[start]

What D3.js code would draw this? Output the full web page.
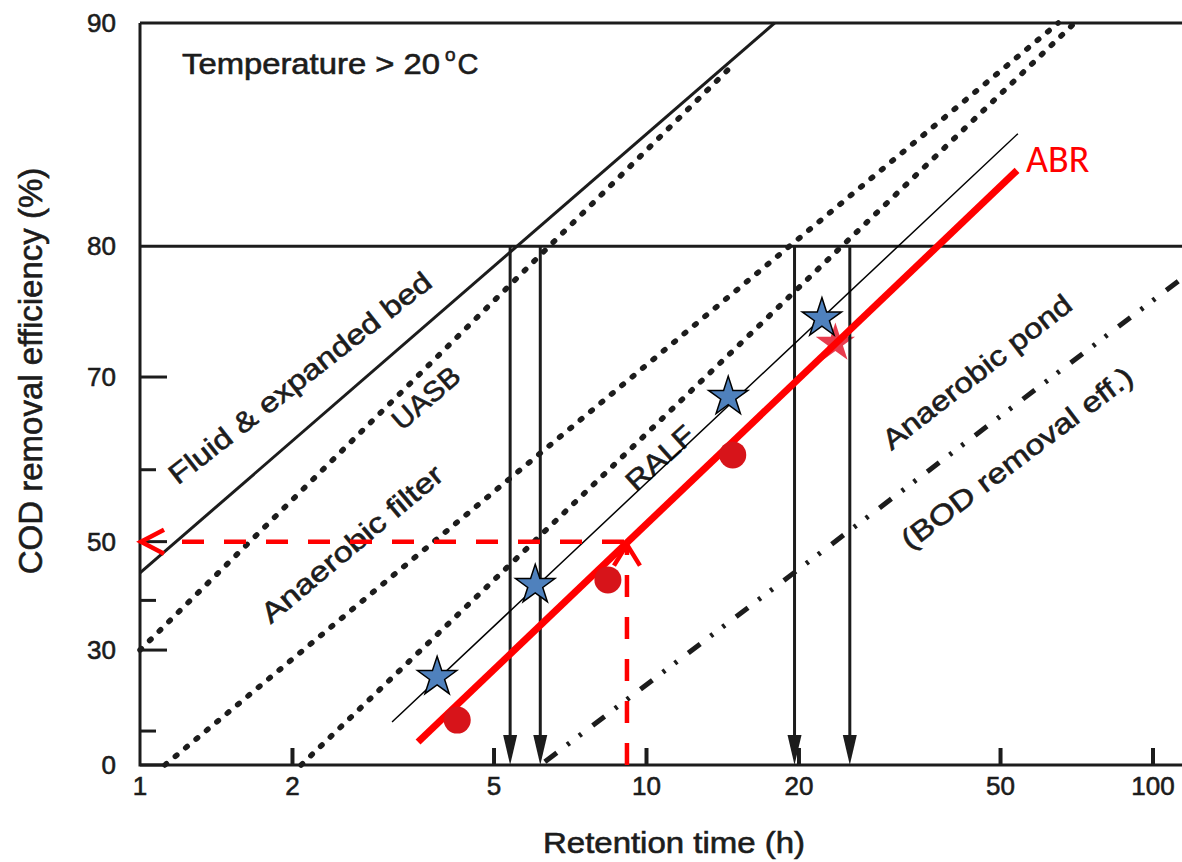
<!DOCTYPE html>
<html>
<head>
<meta charset="utf-8">
<title>COD removal efficiency vs retention time</title>
<script src="https://cdnjs.cloudflare.com/ajax/libs/d3/7.8.5/d3.min.js"></script>
<style>
  body { margin: 0; background: #fff; }
  svg { display: block; font-family: "Liberation Sans", Arial, sans-serif; }
  .ink { stroke: #1c1c1c; fill: none; }
  .lbl { fill: #1c1c1c; stroke: #1c1c1c; stroke-width: 0.6px; }
</style>
</head>
<body>
<div id="canvas"></div>
<script>
/*
 Data: [retention time (h), COD removal (%)]
*/
var xTickLabels = [1, 2, 5, 10, 20, 50, 100],
  xTickMarks = [2, 5, 10, 20, 50, 100],
  yTickLabels = [0, 30, 50, 70, 80, 90],
  yMinorTicks = [10, 40, 60];

var fluidBed = [[1, 44.9], [17.9, 90]],
  uasb = [[1, 30], [14.6, 88.5]],
  anFilter = [[1.12, 0], [65, 90]],
  ralf = [[2.08, 0], [70, 90]],
  anPond = [[6.3, 1], [115, 78]];

var blackFit = [[3.145, 12.5], [54.1, 85.9]],
  abrFit = [[3.54, 6.9], [53.9, 84.2]];

var blueStars = [[3.86, 23.9], [6.03, 42.8], [14.5, 68.1], [22.2, 75.0]],
  redDots = [[4.23, 13.0], [8.39, 43.7], [14.8, 61.8]],
  redStar = [[23.6, 73.0]];

var arrowTimes = [5.38, 6.17, 19.6, 25.2],   // vertical arrows from 80 %
  guideTime = 9.15, guideEff = 50;

var width = 1182, height = 862;

var x = d3.scaleLog().domain([1, 100]).range([140, 1153]);
// y axis is linear in log(1/(1-E))
var yLog = d3.scaleLog().domain([1, 0.1]).range([765, 23]);
function y(e) { return yLog(1 - e / 100); }

var line = d3.line().x(function (d) { return x(d[0]); }).y(function (d) { return y(d[1]); });

var svg = d3.select("#canvas").append("svg")
  .attr("width", width).attr("height", height);

/* frame */
var g = svg.append("g");
g.append("path").attr("class", "ink").attr("stroke-width", 3)
  .attr("d", "M" + x(1) + "," + y(90) + "V" + y(0) + "H" + width);
[90, 80].forEach(function (e) {
  g.append("line").attr("class", "ink").attr("stroke-width", 3)
    .attr("x1", x(1)).attr("x2", width).attr("y1", y(e)).attr("y2", y(e));
});

// ticks
g.selectAll(".ytk").data([0, 30, 50, 70]).enter().append("line")
  .attr("class", "ink").attr("stroke-width", 3)
  .attr("x1", x(1)).attr("x2", x(1) + 27).attr("y1", y).attr("y2", y);
g.selectAll(".ymn").data(yMinorTicks).enter().append("line")
  .attr("class", "ink").attr("stroke-width", 3)
  .attr("x1", x(1)).attr("x2", x(1) + 16).attr("y1", y).attr("y2", y);
g.selectAll(".xtk").data(xTickMarks).enter().append("line")
  .attr("class", "ink").attr("stroke-width", 4)
  .attr("x1", x).attr("x2", x).attr("y1", y(0)).attr("y2", y(0) - 17);

g.selectAll(".ylab").data(yTickLabels).enter().append("text")
  .attr("class", "lbl").attr("font-size", 26)
  .attr("text-anchor", "end").attr("dominant-baseline", "central")
  .attr("x", 116).attr("y", y).text(function (d) { return d; });
g.selectAll(".xlab").data(xTickLabels).enter().append("text")
  .attr("class", "lbl").attr("font-size", 26)
  .attr("text-anchor", "middle")
  .attr("x", x).attr("y", y(0) + 30).text(function (d) { return d; });

g.append("text").attr("class", "lbl").attr("font-size", 29)
  .attr("text-anchor", "middle").attr("x", 674).attr("y", 853)
  .attr("textLength", 262).attr("lengthAdjust", "spacingAndGlyphs")
  .text("Retention time (h)");
g.append("text").attr("class", "lbl").attr("font-size", 33)
  .attr("text-anchor", "middle")
  .attr("transform", "translate(42,371) rotate(-90)")
  .text("COD removal efficiency (%)");

var temp = g.append("text").attr("class", "lbl").attr("font-size", 29)
  .attr("x", 182).attr("y", 74);
temp.append("tspan").attr("textLength", 258).attr("lengthAdjust", "spacingAndGlyphs")
  .text("Temperature > 20");
temp.append("tspan").attr("font-size", 19).attr("dx", 5).attr("dy", -13).text("o");
temp.append("tspan").attr("dy", 13).attr("dx", 2).text("C");

/* faded red star sits under the scanned lines */
var star = d3.symbol().type(d3.symbolStar).size(480);
svg.selectAll(".rstar").data(redStar).enter().append("path")
  .attr("d", star).attr("fill", "#e5263a").attr("opacity", 0.9)
  .attr("transform", function (d) { return "translate(" + x(d[0]) + "," + y(d[1]) + ")"; });

/* process curves */
var curves = svg.append("g");
curves.append("path").datum(fluidBed).attr("class", "ink")
  .attr("stroke-width", 3).attr("d", line);
[uasb, anFilter, ralf].forEach(function (c) {
  curves.append("path").datum(c).attr("class", "ink")
    .attr("stroke-width", 5.5).attr("stroke-linecap", "round")
    .attr("stroke-dasharray", "2 11.5").attr("d", line);
});
curves.append("path").datum(anPond).attr("class", "ink")
  .attr("stroke-width", 5).attr("stroke-dasharray", "15 13 3 12 3 14")
  .attr("d", line);

// vertical arrows down from 80 %
var arr = curves.selectAll(".arr").data(arrowTimes).enter().append("g");
arr.append("line").attr("class", "ink").attr("stroke-width", 3)
  .attr("x1", x).attr("x2", x).attr("y1", y(80)).attr("y2", y(0) - 20);
arr.append("path").attr("fill", "#1c1c1c")
  .attr("d", function (d) {
    var px = x(d), py = y(0);
    return "M" + (px - 7) + "," + (py - 30) + "L" + (px + 7) + "," + (py - 30) + "L" + px + "," + py + "Z";
  });

/* line labels */
var labels = [
  { t: "Fluid & expanded bed", cx: 300, cy: 378, a: -38, len: 325 },
  { t: "UASB", cx: 426, cy: 398, a: -41, len: 80 },
  { t: "Anaerobic filter", cx: 352, cy: 544, a: -40, len: 228 },
  { t: "RALF", cx: 660, cy: 458, a: -42, len: 82 },
  { t: "Anaerobic pond", cx: 977, cy: 372, a: -38, len: 232 },
  { t: "(BOD removal eff.)", cx: 1017, cy: 458, a: -37, len: 282 }
];
svg.selectAll(".clab").data(labels).enter().append("text")
  .attr("class", "lbl").attr("font-size", 28)
  .attr("text-anchor", "middle").attr("dominant-baseline", "central")
  .attr("textLength", function (d) { return d.len; })
  .attr("lengthAdjust", "spacingAndGlyphs")
  .attr("transform", function (d) { return "translate(" + d.cx + "," + d.cy + ") rotate(" + d.a + ")"; })
  .text(function (d) { return d.t; });

/* overlays */
svg.append("path").datum(blackFit).attr("stroke", "#000").attr("fill", "none")
  .attr("stroke-width", 1.5).attr("d", line);
svg.append("path").datum(abrFit).attr("stroke", "#ff0000").attr("fill", "none")
  .attr("stroke-width", 7).attr("d", line);
svg.append("text").attr("x", 1026).attr("y", 172).attr("font-size", 38)
  .attr("fill", "#ff0000").attr("font-family", "Carlito, 'Open Sans', sans-serif")
  .text("ABR");

svg.selectAll(".rdot").data(redDots).enter().append("circle")
  .attr("cx", function (d) { return x(d[0]); })
  .attr("cy", function (d) { return y(d[1]); })
  .attr("r", 13.5).attr("fill", "#d7141a");

svg.selectAll(".bstar").data(blueStars).enter().append("path")
  .attr("d", star).attr("fill", "#4f81bd").attr("stroke", "#000").attr("stroke-width", 1.5)
  .attr("transform", function (d) { return "translate(" + x(d[0]) + "," + y(d[1]) + ")"; });

// red dashed reading guide
var gx = x(guideTime), gy = y(guideEff);
var guide = svg.append("g").attr("stroke", "#ff0000").attr("fill", "none").attr("stroke-width", 4.5);
guide.append("line").attr("stroke-dasharray", "22 20")
  .attr("x1", gx).attr("x2", gx).attr("y1", y(0)).attr("y2", gy + 4);
guide.append("line").attr("stroke-dasharray", "22 20")
  .attr("x1", x(1) + 42).attr("x2", gx).attr("y1", gy).attr("y2", gy);
guide.append("path")
  .attr("d", "M" + (gx - 13) + "," + (gy + 24) + "L" + gx + "," + (gy + 3) + "L" + (gx + 13) + "," + (gy + 24));
guide.append("path")
  .attr("d", "M" + (x(1) + 24) + "," + (gy - 12) + "L" + (x(1) + 1) + "," + gy + "L" + (x(1) + 24) + "," + (gy + 12));
</script>
</body>
</html>
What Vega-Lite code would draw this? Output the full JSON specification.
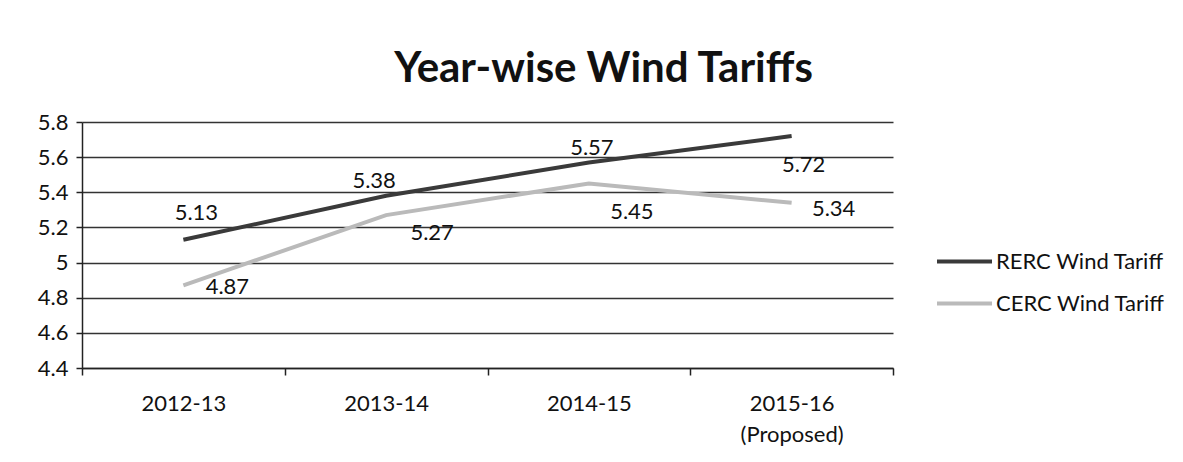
{
  "$schema": "https://vega.github.io/schema/vega-lite/v6.json",
  "width": 811,
  "height": 246,
  "autosize": {"type": "none"},
  "padding": {"left": 82, "top": 122, "right": 290, "bottom": 94},
  "background": "white",
  "title": {"text": "Year-wise Wind Tariffs", "font": "Lato", "fontSize": 42, "fontWeight": "bold", "color": "#111111", "dx": 116, "offset": 20},
  "data": {"values": [
    {"year": "2012-13", "series": "RERC Wind Tariff", "value": 5.13},
    {"year": "2013-14", "series": "RERC Wind Tariff", "value": 5.38},
    {"year": "2014-15", "series": "RERC Wind Tariff", "value": 5.57},
    {"year": "2015-16 (Proposed)", "series": "RERC Wind Tariff", "value": 5.72},
    {"year": "2012-13", "series": "CERC Wind Tariff", "value": 4.87},
    {"year": "2013-14", "series": "CERC Wind Tariff", "value": 5.27},
    {"year": "2014-15", "series": "CERC Wind Tariff", "value": 5.45},
    {"year": "2015-16 (Proposed)", "series": "CERC Wind Tariff", "value": 5.34}
  ]},
  "encoding": {
    "x": {
      "field": "year", "type": "ordinal",
      "sort": ["2012-13", "2013-14", "2014-15", "2015-16 (Proposed)"],
      "bandPosition": 0.5,
      "scale": {"type": "band", "paddingInner": 0, "paddingOuter": 0},
      "axis": {
        "title": null, "labelAngle": 0, "tickBand": "extent", "tickSize": 7, "grid": false,
        "domainColor": "#222222", "domainWidth": 1.5, "tickColor": "#222222", "tickWidth": 1.5,
        "labelFont": "Lato", "labelFontSize": 22, "labelColor": "#111111", "labelPadding": 18, "labelLineHeight": 31,
        "labelExpr": "datum.label == '2015-16 (Proposed)' ? ['2015-16', '(Proposed)'] : datum.label"
      }
    },
    "y": {
      "field": "value", "type": "quantitative",
      "scale": {"domain": [4.4, 5.8], "nice": false, "zero": false},
      "axis": {
        "title": null, "values": [4.4, 4.6, 4.8, 5, 5.2, 5.4, 5.6, 5.8], "format": "~g",
        "domainColor": "#222222", "domainWidth": 1.5, "tickColor": "#222222", "tickWidth": 1.5, "tickSize": 6,
        "gridColor": "#333333", "gridWidth": 1.5,
        "labelFont": "Lato", "labelFontSize": 22, "labelColor": "#111111", "labelPadding": 8
      }
    }
  },
  "layer": [
    {
      "mark": {"type": "line", "strokeWidth": 4},
      "encoding": {
        "color": {
          "field": "series", "type": "nominal",
          "scale": {"domain": ["RERC Wind Tariff", "CERC Wind Tariff"], "range": ["#3a3a3a", "#bababa"]},
          "legend": {
            "title": null, "orient": "none", "legendX": 853, "legendY": 110,
            "symbolType": "stroke", "symbolSize": 3025, "symbolStrokeWidth": 4,
            "labelFont": "Lato", "labelFontSize": 22, "labelColor": "#111111", "labelOffset": 2, "rowPadding": 1,
            "labelLimit": 300
          }
        }
      }
    },
    {"transform": [{"filter": "datum.series == 'RERC Wind Tariff' && datum.year == '2012-13'"}],
     "mark": {"type": "text", "font": "Lato", "fontSize": 22, "color": "#111111", "dx": 13, "dy": -27},
     "encoding": {"text": {"field": "value", "type": "quantitative", "format": ".2f"}}},
    {"transform": [{"filter": "datum.series == 'RERC Wind Tariff' && datum.year == '2013-14'"}],
     "mark": {"type": "text", "font": "Lato", "fontSize": 22, "color": "#111111", "dx": -12, "dy": -15},
     "encoding": {"text": {"field": "value", "type": "quantitative", "format": ".2f"}}},
    {"transform": [{"filter": "datum.series == 'RERC Wind Tariff' && datum.year == '2014-15'"}],
     "mark": {"type": "text", "font": "Lato", "fontSize": 22, "color": "#111111", "dx": 3, "dy": -14},
     "encoding": {"text": {"field": "value", "type": "quantitative", "format": ".2f"}}},
    {"transform": [{"filter": "datum.series == 'RERC Wind Tariff' && datum.year == '2015-16 (Proposed)'"}],
     "mark": {"type": "text", "font": "Lato", "fontSize": 22, "color": "#111111", "dx": 12, "dy": 29},
     "encoding": {"text": {"field": "value", "type": "quantitative", "format": ".2f"}}},
    {"transform": [{"filter": "datum.series == 'CERC Wind Tariff' && datum.year == '2012-13'"}],
     "mark": {"type": "text", "font": "Lato", "fontSize": 22, "color": "#111111", "dx": 44, "dy": 2},
     "encoding": {"text": {"field": "value", "type": "quantitative", "format": ".2f"}}},
    {"transform": [{"filter": "datum.series == 'CERC Wind Tariff' && datum.year == '2013-14'"}],
     "mark": {"type": "text", "font": "Lato", "fontSize": 22, "color": "#111111", "dx": 46, "dy": 18},
     "encoding": {"text": {"field": "value", "type": "quantitative", "format": ".2f"}}},
    {"transform": [{"filter": "datum.series == 'CERC Wind Tariff' && datum.year == '2014-15'"}],
     "mark": {"type": "text", "font": "Lato", "fontSize": 22, "color": "#111111", "dx": 43, "dy": 28},
     "encoding": {"text": {"field": "value", "type": "quantitative", "format": ".2f"}}},
    {"transform": [{"filter": "datum.series == 'CERC Wind Tariff' && datum.year == '2015-16 (Proposed)'"}],
     "mark": {"type": "text", "font": "Lato", "fontSize": 22, "color": "#111111", "dx": 42, "dy": 6},
     "encoding": {"text": {"field": "value", "type": "quantitative", "format": ".2f"}}}
  ],
  "config": {"view": {"stroke": null}}
}
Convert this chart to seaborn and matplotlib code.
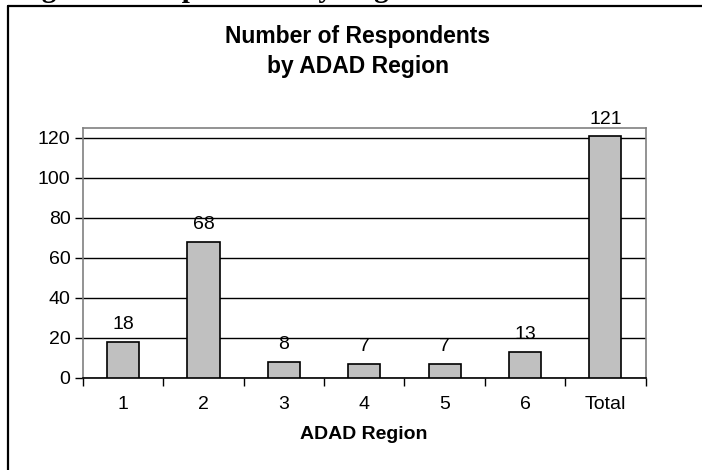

[end]

**The request:** Would you reproduce the lines above, from the very first through the line containing "yMinorTicks = [10, 40, 60];", exactly and without the pictures?

**Response below:**
What D3.js code would draw this? Output the full web page.
<!DOCTYPE html>
<html>
<head>
<meta charset="utf-8">
<title>COD removal efficiency vs retention time</title>
<script src="https://cdnjs.cloudflare.com/ajax/libs/d3/7.8.5/d3.min.js"></script>
<style>
  body { margin: 0; background: #fff; }
  svg { display: block; font-family: "Liberation Sans", Arial, sans-serif; }
  .ink { stroke: #1c1c1c; fill: none; }
  .lbl { fill: #1c1c1c; stroke: #1c1c1c; stroke-width: 0.6px; }
</style>
</head>
<body>
<div id="canvas"></div>
<script>
/*
 Data: [retention time (h), COD removal (%)]
*/
var xTickLabels = [1, 2, 5, 10, 20, 50, 100],
  xTickMarks = [2, 5, 10, 20, 50, 100],
  yTickLabels = [0, 30, 50, 70, 80, 90],
  yMinorTicks = [10, 40, 60];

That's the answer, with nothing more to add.